- The task:
Leave out the images and repeat the listing below without a single change.

- Information shown:
***
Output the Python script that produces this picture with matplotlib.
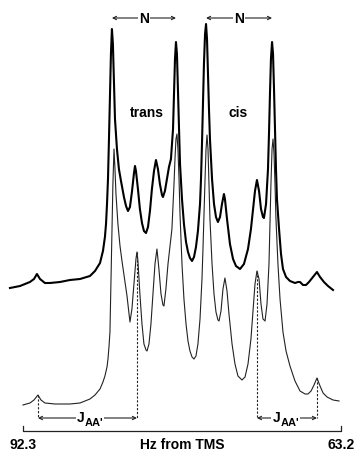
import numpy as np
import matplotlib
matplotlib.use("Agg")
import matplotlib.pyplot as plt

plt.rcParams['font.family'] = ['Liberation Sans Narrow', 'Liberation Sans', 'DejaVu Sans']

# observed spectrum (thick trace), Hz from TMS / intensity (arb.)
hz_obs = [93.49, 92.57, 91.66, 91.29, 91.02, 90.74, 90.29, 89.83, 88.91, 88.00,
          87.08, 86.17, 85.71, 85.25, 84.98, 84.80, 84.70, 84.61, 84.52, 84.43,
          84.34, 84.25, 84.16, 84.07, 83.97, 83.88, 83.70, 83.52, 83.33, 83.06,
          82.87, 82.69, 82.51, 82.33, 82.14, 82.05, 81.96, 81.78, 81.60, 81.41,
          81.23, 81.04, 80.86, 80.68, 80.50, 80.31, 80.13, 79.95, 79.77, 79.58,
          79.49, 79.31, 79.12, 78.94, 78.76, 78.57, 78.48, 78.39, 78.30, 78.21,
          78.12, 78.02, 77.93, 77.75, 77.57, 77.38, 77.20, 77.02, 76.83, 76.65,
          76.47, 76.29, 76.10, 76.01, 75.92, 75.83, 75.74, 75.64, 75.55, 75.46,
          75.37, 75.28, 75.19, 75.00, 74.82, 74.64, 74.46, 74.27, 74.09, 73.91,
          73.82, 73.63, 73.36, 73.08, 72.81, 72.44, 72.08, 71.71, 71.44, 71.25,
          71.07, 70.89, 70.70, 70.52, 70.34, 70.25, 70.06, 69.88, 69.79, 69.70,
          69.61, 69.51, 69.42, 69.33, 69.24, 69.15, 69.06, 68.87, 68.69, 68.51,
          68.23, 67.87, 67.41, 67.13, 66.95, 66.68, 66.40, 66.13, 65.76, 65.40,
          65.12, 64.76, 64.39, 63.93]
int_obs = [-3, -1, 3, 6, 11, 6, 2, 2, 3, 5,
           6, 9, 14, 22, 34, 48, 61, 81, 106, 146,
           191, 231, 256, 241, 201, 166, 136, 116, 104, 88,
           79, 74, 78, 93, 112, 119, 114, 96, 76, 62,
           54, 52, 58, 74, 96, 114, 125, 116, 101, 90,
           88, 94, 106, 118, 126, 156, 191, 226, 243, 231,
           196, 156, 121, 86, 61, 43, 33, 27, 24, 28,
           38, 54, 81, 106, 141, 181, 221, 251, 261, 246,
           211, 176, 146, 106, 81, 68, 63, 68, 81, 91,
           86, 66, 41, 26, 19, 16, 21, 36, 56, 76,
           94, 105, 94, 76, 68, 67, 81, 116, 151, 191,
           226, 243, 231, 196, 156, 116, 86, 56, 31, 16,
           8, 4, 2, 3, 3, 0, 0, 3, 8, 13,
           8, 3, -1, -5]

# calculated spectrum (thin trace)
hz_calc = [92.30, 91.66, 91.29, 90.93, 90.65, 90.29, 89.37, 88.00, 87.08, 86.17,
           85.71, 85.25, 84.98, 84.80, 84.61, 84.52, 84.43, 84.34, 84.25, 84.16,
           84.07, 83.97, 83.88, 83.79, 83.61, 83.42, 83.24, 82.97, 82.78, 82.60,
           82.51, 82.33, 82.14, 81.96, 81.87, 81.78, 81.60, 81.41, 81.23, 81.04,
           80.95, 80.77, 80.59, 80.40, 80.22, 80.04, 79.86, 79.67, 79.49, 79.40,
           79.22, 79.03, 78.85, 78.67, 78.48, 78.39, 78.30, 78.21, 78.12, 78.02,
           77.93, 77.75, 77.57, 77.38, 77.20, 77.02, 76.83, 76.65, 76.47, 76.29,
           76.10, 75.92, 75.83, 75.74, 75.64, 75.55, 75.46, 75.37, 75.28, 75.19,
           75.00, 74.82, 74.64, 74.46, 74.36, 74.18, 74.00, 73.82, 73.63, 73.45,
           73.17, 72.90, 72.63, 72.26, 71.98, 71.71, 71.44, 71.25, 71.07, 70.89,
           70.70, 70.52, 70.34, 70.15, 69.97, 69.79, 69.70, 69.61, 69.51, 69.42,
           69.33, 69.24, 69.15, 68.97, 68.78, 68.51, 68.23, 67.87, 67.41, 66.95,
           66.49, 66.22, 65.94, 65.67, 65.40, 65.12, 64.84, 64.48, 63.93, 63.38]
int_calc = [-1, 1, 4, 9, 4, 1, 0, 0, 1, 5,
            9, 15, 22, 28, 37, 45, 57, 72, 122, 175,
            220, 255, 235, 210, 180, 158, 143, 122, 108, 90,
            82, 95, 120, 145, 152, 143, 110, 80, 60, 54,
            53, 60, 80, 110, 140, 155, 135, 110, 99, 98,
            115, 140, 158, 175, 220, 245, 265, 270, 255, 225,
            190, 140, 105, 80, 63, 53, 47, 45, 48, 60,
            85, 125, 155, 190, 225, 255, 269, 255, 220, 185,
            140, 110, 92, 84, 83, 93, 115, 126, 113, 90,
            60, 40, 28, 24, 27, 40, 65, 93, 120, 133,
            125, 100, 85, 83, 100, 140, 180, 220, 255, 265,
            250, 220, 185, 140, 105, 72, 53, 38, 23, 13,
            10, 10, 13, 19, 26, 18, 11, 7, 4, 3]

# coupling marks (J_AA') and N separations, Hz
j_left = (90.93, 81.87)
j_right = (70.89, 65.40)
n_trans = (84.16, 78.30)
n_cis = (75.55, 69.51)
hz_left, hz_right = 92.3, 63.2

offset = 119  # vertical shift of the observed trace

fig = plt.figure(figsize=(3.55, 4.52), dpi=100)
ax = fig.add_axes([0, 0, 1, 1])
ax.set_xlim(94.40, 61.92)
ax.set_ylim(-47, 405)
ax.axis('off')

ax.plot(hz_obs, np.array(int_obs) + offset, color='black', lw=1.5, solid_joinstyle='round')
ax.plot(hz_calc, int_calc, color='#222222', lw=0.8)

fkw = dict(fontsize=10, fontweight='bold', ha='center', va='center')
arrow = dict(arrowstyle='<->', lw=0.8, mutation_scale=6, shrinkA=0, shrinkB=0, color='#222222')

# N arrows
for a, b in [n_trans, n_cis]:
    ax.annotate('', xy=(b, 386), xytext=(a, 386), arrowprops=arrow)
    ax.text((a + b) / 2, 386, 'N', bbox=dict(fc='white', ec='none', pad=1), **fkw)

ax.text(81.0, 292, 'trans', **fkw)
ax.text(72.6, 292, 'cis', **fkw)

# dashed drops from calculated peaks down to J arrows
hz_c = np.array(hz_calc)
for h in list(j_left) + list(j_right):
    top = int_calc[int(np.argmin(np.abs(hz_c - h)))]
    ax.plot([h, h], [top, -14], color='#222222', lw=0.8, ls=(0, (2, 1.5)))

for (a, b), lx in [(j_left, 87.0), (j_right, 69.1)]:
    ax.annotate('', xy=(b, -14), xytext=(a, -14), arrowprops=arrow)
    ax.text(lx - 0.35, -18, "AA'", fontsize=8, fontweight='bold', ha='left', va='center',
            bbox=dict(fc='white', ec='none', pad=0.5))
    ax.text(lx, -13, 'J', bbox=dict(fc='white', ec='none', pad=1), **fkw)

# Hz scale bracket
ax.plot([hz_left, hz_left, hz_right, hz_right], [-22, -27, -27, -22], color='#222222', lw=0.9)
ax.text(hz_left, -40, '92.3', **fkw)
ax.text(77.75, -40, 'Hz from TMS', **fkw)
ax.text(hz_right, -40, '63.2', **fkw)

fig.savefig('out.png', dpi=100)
***
- Response below:
Output the Python script that produces this picture with matplotlib.
import numpy as np
import matplotlib
matplotlib.use("Agg")
import matplotlib.pyplot as plt

plt.rcParams['font.family'] = ['Liberation Sans Narrow', 'Liberation Sans', 'DejaVu Sans']

# observed spectrum (thick trace), Hz from TMS / intensity (arb.)
hz_obs = [93.49, 92.57, 91.66, 91.29, 91.02, 90.74, 90.29, 89.83, 88.91, 88.00,
          87.08, 86.17, 85.71, 85.25, 84.98, 84.80, 84.70, 84.61, 84.52, 84.43,
          84.34, 84.25, 84.16, 84.07, 83.97, 83.88, 83.70, 83.52, 83.33, 83.06,
          82.87, 82.69, 82.51, 82.33, 82.14, 82.05, 81.96, 81.78, 81.60, 81.41,
          81.23, 81.04, 80.86, 80.68, 80.50, 80.31, 80.13, 79.95, 79.77, 79.58,
          79.49, 79.31, 79.12, 78.94, 78.76, 78.57, 78.48, 78.39, 78.30, 78.21,
          78.12, 78.02, 77.93, 77.75, 77.57, 77.38, 77.20, 77.02, 76.83, 76.65,
          76.47, 76.29, 76.10, 76.01, 75.92, 75.83, 75.74, 75.64, 75.55, 75.46,
          75.37, 75.28, 75.19, 75.00, 74.82, 74.64, 74.46, 74.27, 74.09, 73.91,
          73.82, 73.63, 73.36, 73.08, 72.81, 72.44, 72.08, 71.71, 71.44, 71.25,
          71.07, 70.89, 70.70, 70.52, 70.34, 70.25, 70.06, 69.88, 69.79, 69.70,
          69.61, 69.51, 69.42, 69.33, 69.24, 69.15, 69.06, 68.87, 68.69, 68.51,
          68.23, 67.87, 67.41, 67.13, 66.95, 66.68, 66.40, 66.13, 65.76, 65.40,
          65.12, 64.76, 64.39, 63.93]
int_obs = [-3, -1, 3, 6, 11, 6, 2, 2, 3, 5,
           6, 9, 14, 22, 34, 48, 61, 81, 106, 146,
           191, 231, 256, 241, 201, 166, 136, 116, 104, 88,
           79, 74, 78, 93, 112, 119, 114, 96, 76, 62,
           54, 52, 58, 74, 96, 114, 125, 116, 101, 90,
           88, 94, 106, 118, 126, 156, 191, 226, 243, 231,
           196, 156, 121, 86, 61, 43, 33, 27, 24, 28,
           38, 54, 81, 106, 141, 181, 221, 251, 261, 246,
           211, 176, 146, 106, 81, 68, 63, 68, 81, 91,
           86, 66, 41, 26, 19, 16, 21, 36, 56, 76,
           94, 105, 94, 76, 68, 67, 81, 116, 151, 191,
           226, 243, 231, 196, 156, 116, 86, 56, 31, 16,
           8, 4, 2, 3, 3, 0, 0, 3, 8, 13,
           8, 3, -1, -5]

# calculated spectrum (thin trace)
hz_calc = [92.30, 91.66, 91.29, 90.93, 90.65, 90.29, 89.37, 88.00, 87.08, 86.17,
           85.71, 85.25, 84.98, 84.80, 84.61, 84.52, 84.43, 84.34, 84.25, 84.16,
           84.07, 83.97, 83.88, 83.79, 83.61, 83.42, 83.24, 82.97, 82.78, 82.60,
           82.51, 82.33, 82.14, 81.96, 81.87, 81.78, 81.60, 81.41, 81.23, 81.04,
           80.95, 80.77, 80.59, 80.40, 80.22, 80.04, 79.86, 79.67, 79.49, 79.40,
           79.22, 79.03, 78.85, 78.67, 78.48, 78.39, 78.30, 78.21, 78.12, 78.02,
           77.93, 77.75, 77.57, 77.38, 77.20, 77.02, 76.83, 76.65, 76.47, 76.29,
           76.10, 75.92, 75.83, 75.74, 75.64, 75.55, 75.46, 75.37, 75.28, 75.19,
           75.00, 74.82, 74.64, 74.46, 74.36, 74.18, 74.00, 73.82, 73.63, 73.45,
           73.17, 72.90, 72.63, 72.26, 71.98, 71.71, 71.44, 71.25, 71.07, 70.89,
           70.70, 70.52, 70.34, 70.15, 69.97, 69.79, 69.70, 69.61, 69.51, 69.42,
           69.33, 69.24, 69.15, 68.97, 68.78, 68.51, 68.23, 67.87, 67.41, 66.95,
           66.49, 66.22, 65.94, 65.67, 65.40, 65.12, 64.84, 64.48, 63.93, 63.38]
int_calc = [-1, 1, 4, 9, 4, 1, 0, 0, 1, 5,
            9, 15, 22, 28, 37, 45, 57, 72, 122, 175,
            220, 255, 235, 210, 180, 158, 143, 122, 108, 90,
            82, 95, 120, 145, 152, 143, 110, 80, 60, 54,
            53, 60, 80, 110, 140, 155, 135, 110, 99, 98,
            115, 140, 158, 175, 220, 245, 265, 270, 255, 225,
            190, 140, 105, 80, 63, 53, 47, 45, 48, 60,
            85, 125, 155, 190, 225, 255, 269, 255, 220, 185,
            140, 110, 92, 84, 83, 93, 115, 126, 113, 90,
            60, 40, 28, 24, 27, 40, 65, 93, 120, 133,
            125, 100, 85, 83, 100, 140, 180, 220, 255, 265,
            250, 220, 185, 140, 105, 72, 53, 38, 23, 13,
            10, 10, 13, 19, 26, 18, 11, 7, 4, 3]

# coupling marks (J_AA') and N separations, Hz
j_left = (90.93, 81.87)
j_right = (70.89, 65.40)
n_trans = (84.16, 78.30)
n_cis = (75.55, 69.51)
hz_left, hz_right = 92.3, 63.2

offset = 119  # vertical shift of the observed trace

fig = plt.figure(figsize=(3.55, 4.52), dpi=100)
ax = fig.add_axes([0, 0, 1, 1])
ax.set_xlim(94.40, 61.92)
ax.set_ylim(-47, 405)
ax.axis('off')

ax.plot(hz_obs, np.array(int_obs) + offset, color='black', lw=1.5, solid_joinstyle='round')
ax.plot(hz_calc, int_calc, color='#222222', lw=0.8)

fkw = dict(fontsize=10, fontweight='bold', ha='center', va='center')
arrow = dict(arrowstyle='<->', lw=0.8, mutation_scale=6, shrinkA=0, shrinkB=0, color='#222222')

# N arrows
for a, b in [n_trans, n_cis]:
    ax.annotate('', xy=(b, 386), xytext=(a, 386), arrowprops=arrow)
    ax.text((a + b) / 2, 386, 'N', bbox=dict(fc='white', ec='none', pad=1), **fkw)

ax.text(81.0, 292, 'trans', **fkw)
ax.text(72.6, 292, 'cis', **fkw)

# dashed drops from calculated peaks down to J arrows
hz_c = np.array(hz_calc)
for h in list(j_left) + list(j_right):
    top = int_calc[int(np.argmin(np.abs(hz_c - h)))]
    ax.plot([h, h], [top, -14], color='#222222', lw=0.8, ls=(0, (2, 1.5)))

for (a, b), lx in [(j_left, 87.0), (j_right, 69.1)]:
    ax.annotate('', xy=(b, -14), xytext=(a, -14), arrowprops=arrow)
    ax.text(lx - 0.35, -18, "AA'", fontsize=8, fontweight='bold', ha='left', va='center',
            bbox=dict(fc='white', ec='none', pad=0.5))
    ax.text(lx, -13, 'J', bbox=dict(fc='white', ec='none', pad=1), **fkw)

# Hz scale bracket
ax.plot([hz_left, hz_left, hz_right, hz_right], [-22, -27, -27, -22], color='#222222', lw=0.9)
ax.text(hz_left, -40, '92.3', **fkw)
ax.text(77.75, -40, 'Hz from TMS', **fkw)
ax.text(hz_right, -40, '63.2', **fkw)

fig.savefig('out.png', dpi=100)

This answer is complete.